The impact of the implementation of Sixth Pay Commission recommendations along with the global meltdown compromised UPs Fiscal Deficit which slipped to over 6% of GSDP, revenue surplus also came down significantly.
However, in 2010-11 fiscal deficit has been brought down to 3.9% and was expected to go down to around 2.9% in 2011-12. Even revenue surplus rises to over 5,000 crore in 2011-12. This certainly is an indicator of increased fiscal consolidation and a step towards improved fiscal responsibility.
Equally significant is the rise in capital expenditure. In 1998, the year of fiscal crisis in UP, Capital expenditure shrank to less then 6%. In other words state was left with no capacity to initiate development.
By 2009-10 it rose to 18% and now it rises to 25.7% of the total expenditure. This is a critical indicator of states capacity to initiate development, and suggests towards the potential of the state to move into faster growth path. The rise in social expenditure is equally significant.
Education alone records a rise of 19.6%. This development space is substantially the outcome of revenue buoyancy in state taxes. It needs to be highlighted that in 2009, revenues of government of India fell by around Rs 60,000 crore but UP's revenues rose by 17% in the same year.
The story seems to continue in this budget too. The state's own revenue rises to around Rs 50,000 crore which is higher then the projections made in 2008-09 by some of the international agencies.

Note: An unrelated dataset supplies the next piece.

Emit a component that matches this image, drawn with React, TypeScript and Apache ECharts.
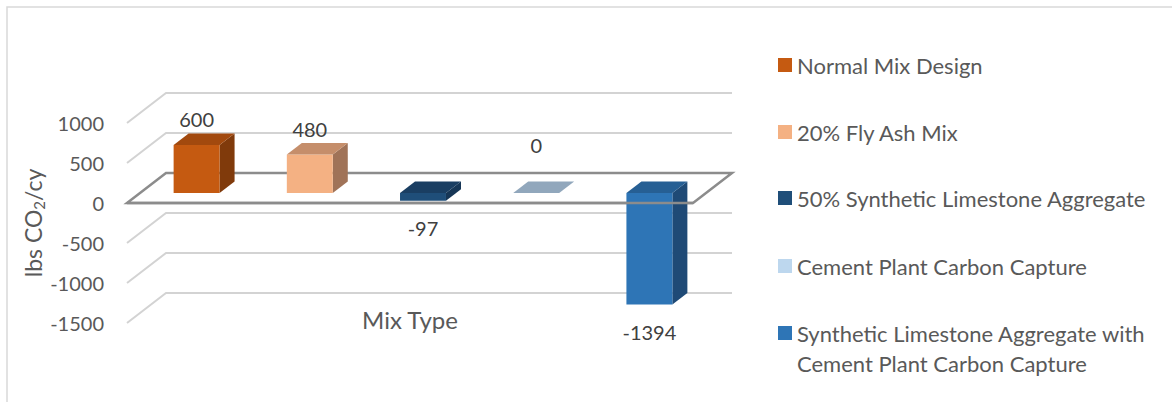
import React, { useEffect, useRef } from "react";
import * as echarts from "echarts";

// ---- data ----
const categories = ["Mix Type"];
const seriesNames = [
  "Normal Mix Design",
  "20% Fly Ash Mix",
  "50% Synthetic Limestone Aggregate",
  "Cement Plant Carbon Capture",
  "Synthetic Limestone Aggregate with Cement Plant Carbon Capture",
];
const seriesValues = [600, 480, -97, 0, -1394];
const yTicks = [-1500, -1000, -500, 0, 500, 1000];

// ---- styles ----
const FRONT_COLORS = ["#C55A11", "#F4B183", "#1F4E79", "#BDD7EE", "#2E75B6"];
const TOP_COLORS = ["#A2490E", "#C58E6B", "#1A3E62", "#91A7BC", "#265F94"];
const SIDE_COLORS = ["#803A0B", "#A07358", "#163656", "#7A8FA3", "#1F4A76"];
const FONT = "Lato";
const AXIS_TEXT = "#595959";
const LABEL_TEXT = "#404040";

// perspective offsets (pixels) for the back wall and for the bars
const WALL_DX = 39;
const WALL_DY = -30;
const BAR_FX = 13; // bar front face sits this far behind the front plane
const BAR_FY = -10;
const BAR_DX = 15; // bar depth
const BAR_DY = -11.5;
const BAR_WIDTH_RATIO = 0.406;

const N = seriesValues.length;

function gridRenderItem(params: any, api: any) {
  const t = api.value(1);
  if (t === 0) return { type: "group", children: [] };
  const rect = params.coordSys;
  const y = api.coord([0, t])[1];
  const xL = rect.x;
  const xR = rect.x + rect.width;
  return {
    type: "polyline",
    shape: {
      points: [
        [xL, y],
        [xL + WALL_DX, y + WALL_DY],
        [xR + WALL_DX, y + WALL_DY],
      ],
    },
    style: { stroke: "#D3D3D3", lineWidth: 2, fill: null },
    silent: true,
  };
}

function floorRenderItem(frontOnly: boolean) {
  return (params: any, api: any) => {
    const rect = params.coordSys;
    const y = api.coord([0, api.value(1)])[1];
    const xL = rect.x;
    const xR = rect.x + rect.width;
    const style = { stroke: "#8C8C8C", lineWidth: 2.5, fill: null };
    if (frontOnly) {
      return {
        type: "line",
        shape: { x1: xL, y1: y, x2: xR, y2: y },
        style,
        silent: true,
      };
    }
    return {
      type: "polygon",
      shape: {
        points: [
          [xL, y],
          [xR, y],
          [xR + WALL_DX, y + WALL_DY],
          [xL + WALL_DX, y + WALL_DY],
        ],
      },
      style,
      silent: true,
    };
  };
}

function barRenderItem(i: number) {
  return (params: any, api: any) => {
    const v = api.value(1);
    const base = api.coord([0, 0]);
    const tip = api.coord([0, v]);
    const band = api.size([1, 0])[0];
    const slot = band / N;
    const cx = base[0] - band / 2 + (i + 0.5) * slot + BAR_FX;
    const w = slot * BAR_WIDTH_RATIO;
    const x0 = cx - w / 2;
    const x1 = cx + w / 2;
    const y0 = base[1] + BAR_FY;
    const y1 = tip[1] + BAR_FY;
    const yT = Math.min(y0, y1);
    const yB = Math.max(y0, y1);
    const children: any[] = [];
    if (yB - yT > 0.5) {
      children.push({
        type: "polygon",
        shape: {
          points: [
            [x1, yT],
            [x1 + BAR_DX, yT + BAR_DY],
            [x1 + BAR_DX, yB + BAR_DY],
            [x1, yB],
          ],
        },
        style: { fill: SIDE_COLORS[i] },
      });
      children.push({
        type: "rect",
        shape: { x: x0, y: yT, width: w, height: yB - yT },
        style: { fill: FRONT_COLORS[i] },
      });
    }
    children.push({
      type: "polygon",
      shape: {
        points: [
          [x0, yT],
          [x1, yT],
          [x1 + BAR_DX, yT + BAR_DY],
          [x0 + BAR_DX, yT + BAR_DY],
        ],
      },
      style: { fill: TOP_COLORS[i] },
    });
    const labelY = v > 0 ? yT - 26 : v === 0 ? yT - 48 : yB + 27;
    children.push({
      type: "text",
      x: cx,
      y: labelY,
      style: {
        text: String(v),
        fill: LABEL_TEXT,
        font: `20px ${FONT}`,
        align: "center",
        verticalAlign: "middle",
        textAlign: "center",
        textVerticalAlign: "middle",
      },
    });
    return { type: "group", children };
  };
}

// top edge of each legend entry
const legendTops = [54, 121, 187, 255, 288];

export default function App() {
  const ref = useRef<HTMLDivElement>(null);

  useEffect(() => {
    if (!ref.current) return;
    const chart = echarts.init(ref.current, undefined, { renderer: "svg" });

    const legends = seriesNames.map((name, i) => {
      const last = i === seriesNames.length - 1;
      return {
        orient: "vertical",
        left: 778,
        top: legendTops[i],
        padding: 0,
        icon: "rect",
        itemWidth: 14,
        itemHeight: 14,
        itemGap: 0,
        selectedMode: false,
        data: [name],
        // long name wraps onto two lines; the leading blank line keeps the
        // marker level with the first line of text
        formatter: last
          ? () => "\nSynthetic Limestone Aggregate with\nCement Plant Carbon Capture"
          : undefined,
        textStyle: {
          fontFamily: FONT,
          fontSize: 22,
          color: AXIS_TEXT,
          lineHeight: last ? 30 : 22,
        },
      };
    });

    const barSeries = seriesNames.map((name, i) => ({
      name,
      type: "custom",
      z: 3,
      coordinateSystem: "cartesian2d",
      itemStyle: { color: FRONT_COLORS[i] },
      renderItem: barRenderItem(i),
      data: [[0, seriesValues[i]]],
      clip: false,
    }));

    chart.setOption({
      animation: false,
      backgroundColor: "#FFFFFF",
      textStyle: { fontFamily: FONT },
      graphic: [
        {
          type: "rect",
          shape: { x: 7, y: 7, width: 1200, height: 500 },
          style: { fill: null, stroke: "#D9D9D9", lineWidth: 1.5 },
          silent: true,
          z: 0,
        },
      ],
      legend: legends,
      grid: { left: 127, right: 479, top: 123, bottom: 79 },
      xAxis: {
        type: "category",
        data: categories,
        axisLine: { show: false, onZero: false },
        axisTick: { show: false },
        splitLine: { show: false },
        axisLabel: {
          margin: -16,
          fontSize: 24,
          fontFamily: FONT,
          color: AXIS_TEXT,
        },
      },
      yAxis: {
        type: "value",
        min: -1500,
        max: 1000,
        interval: 500,
        axisLine: { show: false },
        axisTick: { show: false },
        splitLine: { show: false },
        axisLabel: {
          margin: 23,
          fontSize: 20,
          fontFamily: FONT,
          color: AXIS_TEXT,
          formatter: (val: number) => (yTicks.includes(val) ? String(val) : ""),
        },
        name: "lbs CO{s|2}/cy",
        nameLocation: "middle",
        nameGap: 80,
        nameTextStyle: {
          fontSize: 23,
          fontFamily: FONT,
          color: AXIS_TEXT,
          lineHeight: 27,
          rich: {
            s: {
              fontSize: 15,
              fontFamily: FONT,
              color: AXIS_TEXT,
              lineHeight: 16,
              verticalAlign: "bottom",
            },
          },
        },
      },
      series: [
        {
          type: "custom",
          z: 1,
          silent: true,
          renderItem: gridRenderItem,
          data: yTicks.map((t) => [0, t]),
          clip: false,
        },
        {
          type: "custom",
          z: 2,
          silent: true,
          renderItem: floorRenderItem(false),
          data: [[0, 0]],
          clip: false,
        },
        ...barSeries,
        {
          type: "custom",
          z: 4,
          silent: true,
          renderItem: floorRenderItem(true),
          data: [[0, 0]],
          clip: false,
        },
      ],
    });

    return () => chart.dispose();
  }, []);

  return (
    <div
      ref={ref}
      style={{ position: "absolute", left: 0, top: 0, width: 1172, height: 402 }}
    />
  );
}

In the last several years, Debt has been a challenge spot in successive state budgets. Till three years back state debt was measured at over 50% of GSDP against the 12th finance commission Target of 30%.
Last year, it was brought down to around 40% of GSDP. On five of the Finance Commission identified indicators UP today is one of the better performing states in the country. Debt burden, however, is the genie which is yet to be belted. This year's budget projects debt to fall to 32% of GSDP. These are projected values but if they are achieved it will be a huge step towards fiscal consolidation.
Fiscal space is the pedestal on which the state weaves its effort towards development and social change. It need be noted that during the 1990s UP's rate of growth was only 4%. In the past three years the state has grown at over 7%. Rising fiscal space and increased capital expenditure have hugely contributed to this changing story.
The budget indicates towards stabilising state finances, rising capital expenditures and falling deficits.
This year is also significant because Government of India's revenues, which have taken a beating, have begun to rise implying that states share in Central taxes will also rise; The arrears burden of the sixth pay commission has also been taken care of and will not burden future budgets. This will only improve the fiscal space further. In other words, the state is development ready, and an appropriate marshalling of resources can take the state into the higher trajectory of development and social change.